In recent years, Devries has developed a series of bas relief; portraits of diverse people including friend, neighbor and Miniature Theater of Chester founder, actor and director Vincent Dowling. Devries’ newest additions are paintings, again focusing on the female form, alive with color, form and movement.
The Bather (below, left) is another step into a new direction, a beautiful older model in a blue swimsuit, lacking the lithe limber look of Devries’ dancers, or perhaps a ‘grande dame’ of dance, unabashedly basking in the sunlight, head thrown back, negating the practical effect of the wide brimmed hat; she is no less than magnificent.
From my first viewing of Andrew’s work, I was a fan. Apart from loving dance and being passionate about art, his work touches the magnificence of the human body and the human spirit. There is an exuberance in all his work, and some are seasoned with a certain mystery, a questioning of the universe, a reverence for humanity. The bottom line, though, is that a Devries bronze takes your breath away
This exhibit, set outdoors without the barriers and barricades and restrictions of museum displays, allows you, the viewer, to walk up, peer closely, examine minutely and touch — yes, touch — the work. Up close and personal. In touching, you can feel the vitality of each piece, feel the silken flow of the molten bronze as if it were alive, a living, breathing form.

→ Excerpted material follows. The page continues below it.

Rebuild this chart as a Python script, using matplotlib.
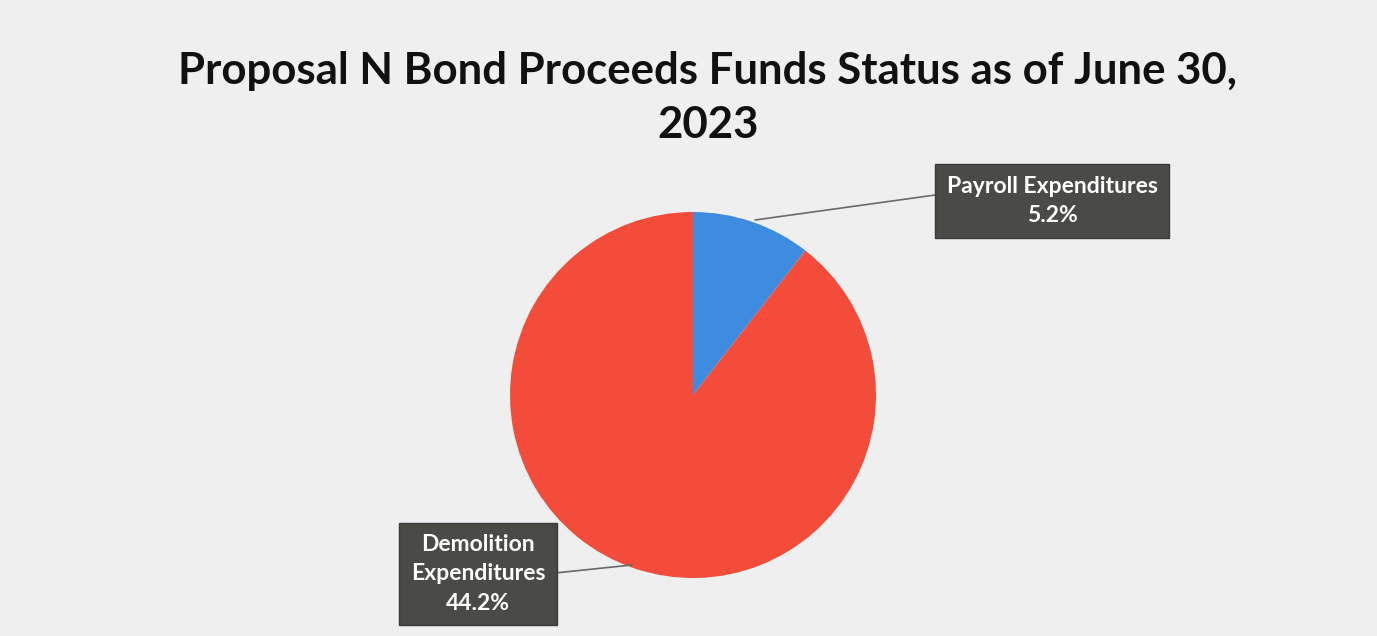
import matplotlib
matplotlib.use("Agg")
import matplotlib.pyplot as plt

categories = ["Payroll Expenditures", "Demolition Expenditures"]
label_lines = ["Payroll Expenditures", "Demolition\nExpenditures"]
values = [5.2, 44.2]
colors = ["#3D8CE0", "#F44C3A"]
title = "Proposal N Bond Proceeds Funds Status as of June 30,\n2023"

W, H = 1377, 636
fig = plt.figure(figsize=(W / 100, H / 100), dpi=100)
fig.patch.set_facecolor("#EFEFEF")

cx, cy, r = 693, 395, 183
ax = fig.add_axes([(cx - r) / W, (H - cy - r) / H, 2 * r / W, 2 * r / H])
ax.set_facecolor("none")
wedges, _ = ax.pie(values, colors=colors, startangle=90, counterclock=False,
                   radius=1.0, wedgeprops=dict(linewidth=0))
ax.set_xlim(-1, 1)
ax.set_ylim(-1, 1)
ax.set_aspect("equal")
ax.axis("off")

def px(x, y):
    return ((x - cx) / r, (cy - y) / r)

box = dict(boxstyle="square,pad=0.5", fc="#4A4A47", ec="#3A3A38", lw=1)

# Payroll label
ax.annotate(f"{label_lines[0]}\n{values[0]}%", xy=px(755, 220), xytext=px(1052, 201),
            ha="center", va="center", color="white", fontsize=16.5, family="Lato",
            fontweight="bold", linespacing=1.5, bbox=box, annotation_clip=False,
            arrowprops=dict(arrowstyle="-", color="#6A6A6A", lw=1.2,
                            shrinkA=0, shrinkB=0, relpos=(0, 0.65)))
# Demolition label
ax.annotate(f"{label_lines[1]}\n{values[1]}%", xy=px(632, 565), xytext=px(478, 574),
            ha="center", va="center", color="white", fontsize=16.5, family="Lato",
            fontweight="bold", linespacing=1.5, bbox=box, annotation_clip=False,
            arrowprops=dict(arrowstyle="-", color="#6A6A6A", lw=1.2,
                            shrinkA=0, shrinkB=0, relpos=(1, 0.5)))

fig.text(708 / W, 1 - 98 / H, title, ha="center", va="center", fontsize=31.5,
         family="Lato", fontweight="bold", color="#111111", linespacing=1.4)

fig.savefig("out.png", dpi=100, facecolor=fig.get_facecolor())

Devries, originally from Rochester, N.Y., left school at fifteen, worked the family farm, but knew in heart he would be artist. That calling was always there, rooted in his soul. At seventeen, he landed in Denver, studying dance, and dancers, absorbing the motion and fluid rippling of their movement. Entranced, he sketched, painted and on one day of epiphany, held clay in his hands. The magic began. Four years of studying and apprenticing in two studios, mastering the art of sculpting, casting and bronze pouring before touring Europe and studying there.
The process of creating a Devries piece begins with the modeling, with the creation of an armature or ‘framework’ that provides a base upon which to work wax, clay, plaster or other mediums. The modeling is the first form of the artist’s vision. Then a mold, often rubber or latex, is made from the model. In “lost wax” casting, a wax casting is created, the wax is melted off, leaving a detailed copy of the original art. The process is so refined that even a residual fingerprint can be lft on a piece of art; the artist meticulously readies the mold for casting.
Bronze pieces are often cast hollow due to issues of size and weight, therefore an inner and outer mold form is created in a layering process that can take many hours. The ceramic shells are pre-heated and the bronze is fired to upwards of 2000 degrees. The ceramic mold is filled from the bottom up, and cools completely before the shells are removed. The final finish is done with sandblasting to remove any roughened spots and the figure is then polished.
Devries and his father laid the foundation and set the timbers for the 20X24 foundry, which served as the entire studio/foundry for four years. Today there is barn studio subdivided areas that accommodate all aspects of the artworks including a setting in which these new pieces can be photographed. A map of the Devries compound can be found on his website.